Вектор исследования судеб персонажей книг Воронкова со всей очевидностью указывает на его специфически-генетическую, идейную зависимость от таких шедевров, как «Защита Лужина» Владимира Набокова и «Шахматная новелла» Стефана Цвейга. И то, и другое произведение основываются на контрапункте, вскрывающем весь ужас бытия, несмотря на то, что в нём, этом бытии, есть место и быстротечным земным радостям, и надеждам, и иллюзиям. Кто главное действующее лицо цвейговской новеллы? Неужто же игроцкий монстр Мирко Чентович, схожий с муравьём в достижении поставленной цели? (У нас, заметим в скобках, таковые водились.) Было бы крайне обидно, если б именно он стоял в центре повествования. Да и, скажем прямо, об этой повести в таком случае давным-давно забыли бы, ибо она не затронула бы ничьего воображения. В том-то и секрет, что не этот персонаж вдохновил писателя. На первом плане у Ст. Цвейга – «человек лет сорока пяти с узким, мертвенно-бледным лицом», подвергшийся изощрённым пыткам захвативших Вену гитлеровцев, которые погрузили его в вакуум, изолировав от мира, от людей (ни книг, ни газет, ни бумаги; даже часы отобрали), он был как водолаз в батисфере. Впрочем, всё изменилось, когда во время мучительного допроса ему удалось незаметно от следователя стащить пособие по игре в шахматы, где «были расписаны лучшие партии» (150), – и жизнь его изменилась! Он стал гением – но какой ценой: сражаясь сразу за белых и за чёрных, считая на десятки ходов вперёд, рассматривая все варианты! Вот кому удалось разгромить Чентовича, хотя и его бытие было сокрушено извергами рода человеческого и проваливалось в бездну.
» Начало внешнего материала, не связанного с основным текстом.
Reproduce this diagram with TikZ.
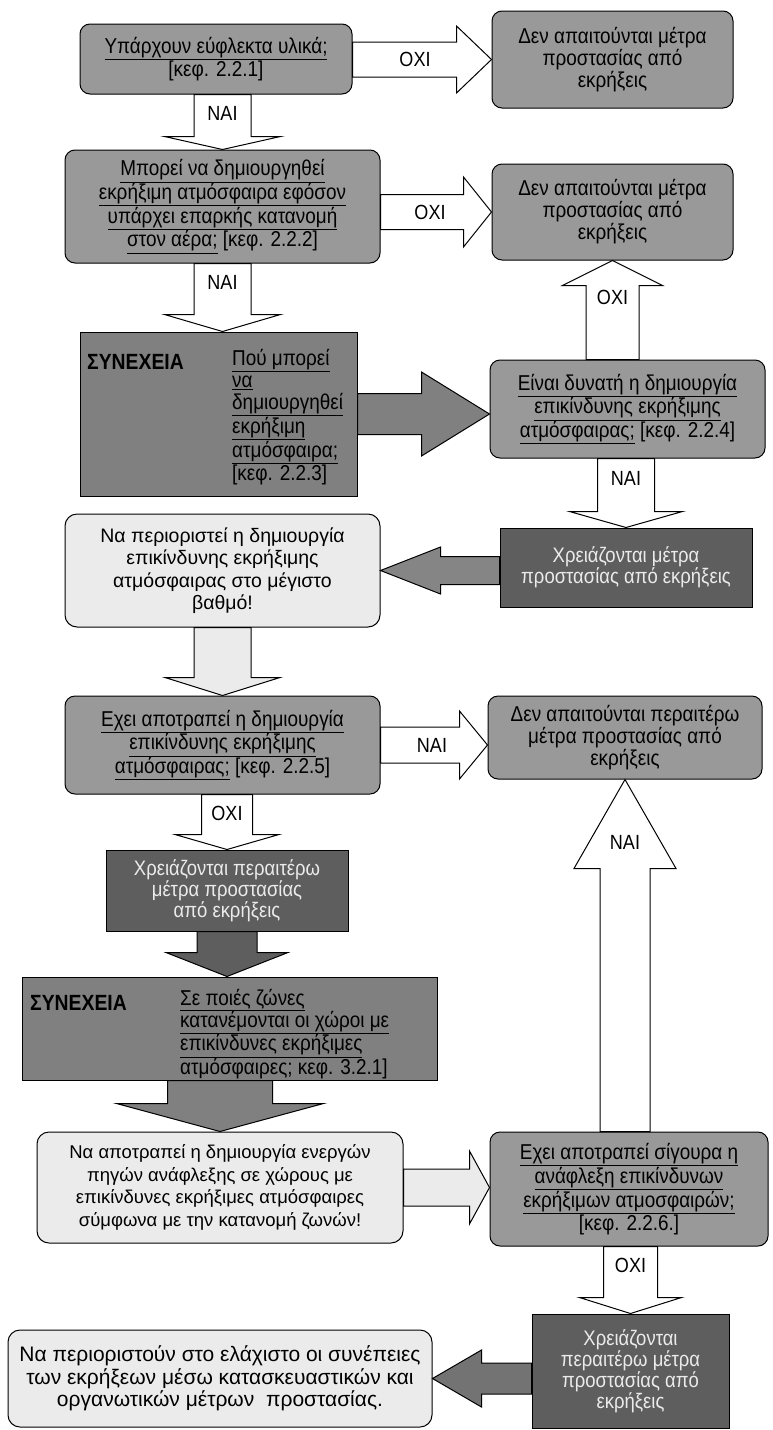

Безжалостно сокрушённой (войной, Октябрьским переворотом, высылкой за границу и т. д.) оказалась и жизнь набоковского Лужина, чьим прототипом послужил Алехин и чьей характерной чертой стала… незащищённость.

Итак, вот то главное, к чему мы стремились: здесь шахматы – на срезе трагедии и драмы, а в их центре – человек, каким бы гениальным он ни был. И, может быть, чем гениальнее человек, тем они явственней и, естественно, индивидуальнее, что ещё ужаснее.